Mitchell Hartman: Among the 14 million Americans who the government counts as unemployed is Richard Andresen. He’s 64, he’s been a teacher, a salesman, a sailor — and he hasn’t worked for two years. I met him at the unemployment office in Portland, Ore.

Richard Andresen: I called an airline in California, they have an announcement at two different sites, and I used to work for the airlines, so I think it would be a good fit.

He’s ‘officially’ unemployed because he tried to find a job in the last month.

Now meet Stephanie Thierault of Gloucester, Mass. She was a mortgage underwriter until she got laid off in 2006. She was looking for a job:

Stephanie Thierault: Until I got depressed, because it’s like, they’re not hiring me. The longer it went, they wouldn’t hire you.

She’s not actively looking, so she’s not counted among the 9.1 percent of working-age adults who are ‘officially unemployed.”

Tom Nardone is with the Bureau of Labor Statistics.

Tom Nardone: You do have people who have stopped looking. We have seen an increase in that group of people who are ‘marginally attached’ to the labor force.

‘Marginally attached’: That’s people who can work and want to work, but for some reason have stopped trying to work. But that’s still not everyone who’s looking for work.

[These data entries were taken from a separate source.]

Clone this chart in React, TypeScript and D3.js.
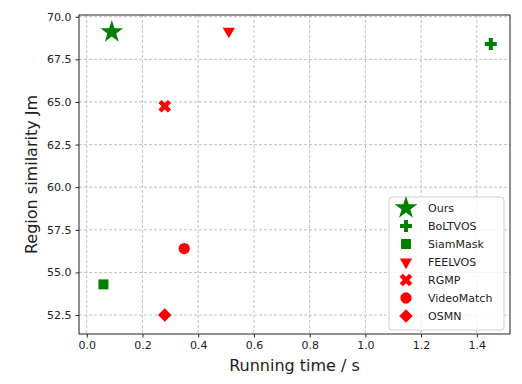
import React, { useEffect, useRef } from 'react';
import * as d3 from 'd3';

const methods = ['Ours', 'BoLTVOS', 'SiamMask', 'FEELVOS', 'RGMP', 'VideoMatch', 'OSMN'];
const runTimes = [0.09, 1.45, 0.06, 0.51, 0.28, 0.35, 0.28];
const similarity = [69.1, 68.4, 54.3, 69.15, 64.75, 56.4, 52.5];
const colors = ['green', 'green', 'green', 'red', 'red', 'red', 'red'];
const xTicks = [0, 0.2, 0.4, 0.6, 0.8, 1.0, 1.2, 1.4];
const yTicks = [52.5, 55, 57.5, 60, 62.5, 65, 67.5, 70];

// marker shapes: symbol type, area, rotation
const markers: [d3.SymbolType, number, number][] = [
  [d3.symbolStar, 160, 0],
  [d3.symbolCross, 80, 0],
  [d3.symbolSquare, 100, 0],
  [d3.symbolTriangle, 66, 180],
  [d3.symbolCross, 100, 45],
  [d3.symbolCircle, 100, 0],
  [d3.symbolSquare, 92, 45],
];

export default function App() {
  const svgRef = useRef<SVGSVGElement>(null);

  useEffect(() => {
    const width = 522;
    const height = 384;
    const margin = { top: 15, right: 12, bottom: 50, left: 79 };
    const innerW = width - margin.left - margin.right;
    const innerH = height - margin.top - margin.bottom;
    const font = 'DejaVu Sans, sans-serif';

    const svg = d3.select(svgRef.current);
    svg.selectAll('*').remove();

    const g = svg.append('g').attr('transform', `translate(${margin.left},${margin.top})`);

    const x = d3.scaleLinear().domain([-0.0277, 1.519]).range([0, innerW]);
    const y = d3.scaleLinear().domain([51.39, 70.1]).range([innerH, 0]);

    // grid
    g.append('g')
      .selectAll('line')
      .data(xTicks)
      .join('line')
      .attr('x1', (d) => x(d))
      .attr('x2', (d) => x(d))
      .attr('y1', 0)
      .attr('y2', innerH)
      .attr('stroke', '#b0b0b0')
      .attr('stroke-dasharray', '3,2')
      .attr('stroke-width', 0.8);
    g.append('g')
      .selectAll('line')
      .data(yTicks)
      .join('line')
      .attr('x1', 0)
      .attr('x2', innerW)
      .attr('y1', (d) => y(d))
      .attr('y2', (d) => y(d))
      .attr('stroke', '#b0b0b0')
      .attr('stroke-dasharray', '3,2')
      .attr('stroke-width', 0.8);

    // axes
    const xAxis = g
      .append('g')
      .attr('transform', `translate(0,${innerH})`)
      .call(d3.axisBottom(x).tickValues(xTicks).tickFormat(d3.format('.1f')).tickSize(3.5).tickPadding(4));
    const yAxis = g
      .append('g')
      .call(d3.axisLeft(y).tickValues(yTicks).tickFormat(d3.format('.1f')).tickSize(3.5).tickPadding(4));
    [xAxis, yAxis].forEach((a) => {
      a.select('.domain').remove();
      a.selectAll('text').attr('font-family', font).attr('font-size', 11).attr('fill', '#222');
      a.selectAll('line').attr('stroke', '#222');
    });

    g.append('rect')
      .attr('width', innerW)
      .attr('height', innerH)
      .attr('fill', 'none')
      .attr('stroke', '#222')
      .attr('stroke-width', 1);

    // points
    const sym = (i: number) => d3.symbol(markers[i][0], markers[i][1])();
    g.append('g')
      .selectAll('path')
      .data(methods)
      .join('path')
      .attr('d', (_, i) => sym(i))
      .attr('transform', (_, i) => `translate(${x(runTimes[i])},${y(similarity[i])}) rotate(${markers[i][2]})`)
      .attr('fill', (_, i) => colors[i]);

    // legend
    const lg = svg.append('g').attr('transform', 'translate(389,197)');
    lg.append('rect')
      .attr('width', 115)
      .attr('height', 133)
      .attr('rx', 3)
      .attr('fill', 'white')
      .attr('fill-opacity', 0.8)
      .attr('stroke', '#d0d0d0');
    const items = lg
      .selectAll('g.item')
      .data(methods)
      .join('g')
      .attr('class', 'item')
      .attr('transform', (_, i) => `translate(0,${11 + i * 18})`);
    items
      .append('path')
      .attr('d', (_, i) => sym(i))
      .attr('transform', (_, i) => `translate(17,0) rotate(${markers[i][2]})`)
      .attr('fill', (_, i) => colors[i]);
    items
      .append('text')
      .attr('x', 39)
      .attr('dy', '0.35em')
      .attr('font-family', font)
      .attr('font-size', 11)
      .attr('fill', '#222')
      .text((d) => d);

    // labels
    svg.append('text')
      .attr('x', margin.left + innerW / 2)
      .attr('y', 371)
      .attr('text-anchor', 'middle')
      .attr('font-family', font)
      .attr('font-size', 16)
      .attr('fill', '#222')
      .text('Running time / s');
    svg.append('text')
      .attr('transform', `translate(37,${margin.top + innerH / 2}) rotate(-90)`)
      .attr('text-anchor', 'middle')
      .attr('font-family', font)
      .attr('font-size', 16)
      .attr('fill', '#222')
      .text('Region similarity Jm');
  }, []);

  return (
    <svg
      ref={svgRef}
      width={522}
      height={384}
      style={{ position: 'absolute', left: 0, top: 0, background: 'white' }}
    />
  );
}
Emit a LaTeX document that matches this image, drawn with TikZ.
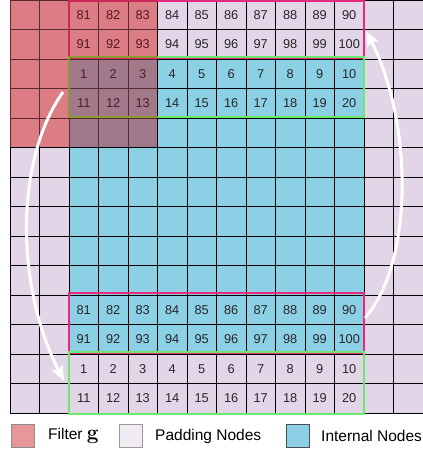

Nardone says you also have to add:

Nardone: People who are working part-time, so they are employed, but who would prefer to have full-time work.

Pushing the total unemployment rate right now to more than 16 percent.

And that’s in spite of the fact that there are actually fewer Americans in the workforce than before the recession. 300,000 fewer, according to Heidi Shierholz of the Economic Policy Institute. She reckons there should have been millions more joining the workforce: teenagers and 20-somethings graduating school, 30-somethings returning to work after child-raising.

Heidi Shierholz: And we don’t have a ton of good information on what happens to people who, maybe in better times, would have been in the labor market with a job, or at least looking for work.

Economist Gary Burtless at the Brookings Institution has some ideas.

Gary Burtless: We have a lot of people whose careers are being delayed, they aren’t starting; people whose careers are ending years earlier than they wanted them to. It’s hard to hold out a lot of hope for these people, given the anemic pace at which employers are adding to their payrolls.

When the economy finally does start to show signs of life again, some of those people will jump back into the job search, which could actually drive the unemployment rate higher.

I’m Mitchell Hartman for Marketplace.